Repeat exactly, and only, the lines from the one that contains "Recreate this image" through the one that contains "import matplotlib.pyplot as plt", both ends included.

[Dataset records]
— START —
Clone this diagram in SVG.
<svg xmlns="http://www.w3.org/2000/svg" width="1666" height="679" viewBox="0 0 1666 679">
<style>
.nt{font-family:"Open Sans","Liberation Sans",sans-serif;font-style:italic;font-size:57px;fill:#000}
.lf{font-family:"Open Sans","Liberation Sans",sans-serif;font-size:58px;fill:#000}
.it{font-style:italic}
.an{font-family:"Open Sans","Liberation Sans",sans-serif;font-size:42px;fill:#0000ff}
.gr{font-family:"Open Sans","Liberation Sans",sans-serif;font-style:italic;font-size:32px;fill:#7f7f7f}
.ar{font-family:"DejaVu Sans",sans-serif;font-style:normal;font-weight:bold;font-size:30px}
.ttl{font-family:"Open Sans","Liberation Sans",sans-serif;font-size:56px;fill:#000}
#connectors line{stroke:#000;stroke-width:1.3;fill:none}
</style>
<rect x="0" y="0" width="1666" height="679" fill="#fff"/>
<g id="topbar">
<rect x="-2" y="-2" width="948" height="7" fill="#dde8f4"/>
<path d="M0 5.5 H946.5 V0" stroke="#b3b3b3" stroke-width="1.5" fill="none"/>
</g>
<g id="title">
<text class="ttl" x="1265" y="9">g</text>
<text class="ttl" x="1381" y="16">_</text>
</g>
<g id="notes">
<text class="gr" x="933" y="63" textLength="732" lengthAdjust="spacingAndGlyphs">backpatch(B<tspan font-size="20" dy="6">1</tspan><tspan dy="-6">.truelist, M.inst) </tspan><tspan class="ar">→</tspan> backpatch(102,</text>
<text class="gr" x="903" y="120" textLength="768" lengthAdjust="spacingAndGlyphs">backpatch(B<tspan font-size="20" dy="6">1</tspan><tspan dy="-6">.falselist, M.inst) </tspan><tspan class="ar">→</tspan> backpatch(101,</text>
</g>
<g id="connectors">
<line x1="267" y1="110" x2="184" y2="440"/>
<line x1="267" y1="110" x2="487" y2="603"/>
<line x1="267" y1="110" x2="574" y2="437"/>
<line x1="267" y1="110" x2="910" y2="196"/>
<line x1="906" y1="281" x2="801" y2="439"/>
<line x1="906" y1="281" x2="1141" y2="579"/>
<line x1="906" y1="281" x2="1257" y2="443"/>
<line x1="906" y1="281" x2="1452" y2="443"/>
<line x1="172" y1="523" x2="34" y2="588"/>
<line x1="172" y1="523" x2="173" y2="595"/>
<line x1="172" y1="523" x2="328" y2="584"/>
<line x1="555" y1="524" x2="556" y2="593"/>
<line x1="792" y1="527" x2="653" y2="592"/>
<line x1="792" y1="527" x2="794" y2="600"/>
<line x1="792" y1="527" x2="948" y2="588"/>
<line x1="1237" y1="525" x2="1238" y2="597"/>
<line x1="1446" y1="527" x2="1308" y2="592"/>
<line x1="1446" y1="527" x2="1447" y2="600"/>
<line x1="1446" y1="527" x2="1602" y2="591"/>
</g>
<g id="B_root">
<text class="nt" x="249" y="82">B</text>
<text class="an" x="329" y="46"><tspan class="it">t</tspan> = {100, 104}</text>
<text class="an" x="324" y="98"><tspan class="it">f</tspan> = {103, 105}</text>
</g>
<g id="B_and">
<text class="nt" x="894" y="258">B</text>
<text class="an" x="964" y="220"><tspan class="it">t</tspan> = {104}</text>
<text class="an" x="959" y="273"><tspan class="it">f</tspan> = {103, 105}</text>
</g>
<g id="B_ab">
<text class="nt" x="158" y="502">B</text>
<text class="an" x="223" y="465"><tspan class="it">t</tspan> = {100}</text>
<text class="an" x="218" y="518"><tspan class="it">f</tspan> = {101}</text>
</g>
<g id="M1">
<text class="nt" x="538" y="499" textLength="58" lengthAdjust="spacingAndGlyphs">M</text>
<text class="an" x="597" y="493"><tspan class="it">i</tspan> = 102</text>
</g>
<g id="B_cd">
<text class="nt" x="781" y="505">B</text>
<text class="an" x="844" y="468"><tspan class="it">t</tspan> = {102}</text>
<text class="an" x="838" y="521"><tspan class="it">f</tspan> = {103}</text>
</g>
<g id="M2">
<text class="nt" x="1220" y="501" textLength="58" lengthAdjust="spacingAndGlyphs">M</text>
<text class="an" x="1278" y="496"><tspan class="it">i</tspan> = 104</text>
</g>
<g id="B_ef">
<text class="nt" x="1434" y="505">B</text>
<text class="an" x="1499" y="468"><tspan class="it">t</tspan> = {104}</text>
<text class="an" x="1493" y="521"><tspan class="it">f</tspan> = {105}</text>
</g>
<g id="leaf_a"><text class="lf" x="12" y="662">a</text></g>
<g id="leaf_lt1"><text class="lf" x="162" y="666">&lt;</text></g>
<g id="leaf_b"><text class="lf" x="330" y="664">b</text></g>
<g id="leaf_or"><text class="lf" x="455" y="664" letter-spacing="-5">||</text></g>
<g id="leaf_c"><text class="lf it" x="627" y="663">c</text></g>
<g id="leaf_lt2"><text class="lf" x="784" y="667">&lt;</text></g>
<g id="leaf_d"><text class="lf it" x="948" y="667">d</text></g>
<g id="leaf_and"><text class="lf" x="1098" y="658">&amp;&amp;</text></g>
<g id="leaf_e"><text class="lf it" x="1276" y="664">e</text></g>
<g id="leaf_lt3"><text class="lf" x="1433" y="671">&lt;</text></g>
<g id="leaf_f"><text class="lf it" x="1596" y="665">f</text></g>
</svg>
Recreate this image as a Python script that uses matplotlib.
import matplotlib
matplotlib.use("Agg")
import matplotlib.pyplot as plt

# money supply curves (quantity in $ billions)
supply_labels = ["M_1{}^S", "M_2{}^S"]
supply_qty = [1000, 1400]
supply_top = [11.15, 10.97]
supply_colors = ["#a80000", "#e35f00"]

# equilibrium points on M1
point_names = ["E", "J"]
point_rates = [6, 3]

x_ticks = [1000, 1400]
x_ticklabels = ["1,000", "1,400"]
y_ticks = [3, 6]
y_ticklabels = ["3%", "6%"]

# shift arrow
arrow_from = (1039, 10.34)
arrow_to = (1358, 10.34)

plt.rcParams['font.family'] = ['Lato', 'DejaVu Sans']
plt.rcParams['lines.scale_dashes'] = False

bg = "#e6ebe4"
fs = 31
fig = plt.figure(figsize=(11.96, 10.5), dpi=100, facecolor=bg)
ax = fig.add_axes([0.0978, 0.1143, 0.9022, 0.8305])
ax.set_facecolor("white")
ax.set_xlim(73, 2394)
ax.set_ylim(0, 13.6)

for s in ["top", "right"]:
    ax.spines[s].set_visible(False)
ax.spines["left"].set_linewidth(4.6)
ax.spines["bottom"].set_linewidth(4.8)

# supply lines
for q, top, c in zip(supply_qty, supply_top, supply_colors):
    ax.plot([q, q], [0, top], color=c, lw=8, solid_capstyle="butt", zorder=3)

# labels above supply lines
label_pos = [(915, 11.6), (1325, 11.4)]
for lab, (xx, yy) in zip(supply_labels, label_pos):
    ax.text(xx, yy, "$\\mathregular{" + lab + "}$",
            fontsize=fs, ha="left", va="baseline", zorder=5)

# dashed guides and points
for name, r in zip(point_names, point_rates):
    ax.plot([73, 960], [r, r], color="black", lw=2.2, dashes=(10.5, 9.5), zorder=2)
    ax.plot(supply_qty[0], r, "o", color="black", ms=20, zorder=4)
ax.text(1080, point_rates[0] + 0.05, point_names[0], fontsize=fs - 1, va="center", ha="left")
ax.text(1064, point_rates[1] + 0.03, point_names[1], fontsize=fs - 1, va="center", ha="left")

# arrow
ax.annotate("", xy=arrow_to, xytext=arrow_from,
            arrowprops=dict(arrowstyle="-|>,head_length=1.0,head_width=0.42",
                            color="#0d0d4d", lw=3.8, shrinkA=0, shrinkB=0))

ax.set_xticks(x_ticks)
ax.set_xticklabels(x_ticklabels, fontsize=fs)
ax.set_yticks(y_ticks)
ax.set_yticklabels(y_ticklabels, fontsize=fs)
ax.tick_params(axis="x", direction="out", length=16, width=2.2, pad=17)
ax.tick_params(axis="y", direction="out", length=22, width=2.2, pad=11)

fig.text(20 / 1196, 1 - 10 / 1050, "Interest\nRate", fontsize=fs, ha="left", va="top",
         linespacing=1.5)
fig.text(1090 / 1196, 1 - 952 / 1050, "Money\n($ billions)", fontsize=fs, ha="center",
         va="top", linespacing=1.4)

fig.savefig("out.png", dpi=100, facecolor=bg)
— END —
> Exercise solution:
Recreate this image as a Python script that uses matplotlib.
import matplotlib
matplotlib.use("Agg")
import matplotlib.pyplot as plt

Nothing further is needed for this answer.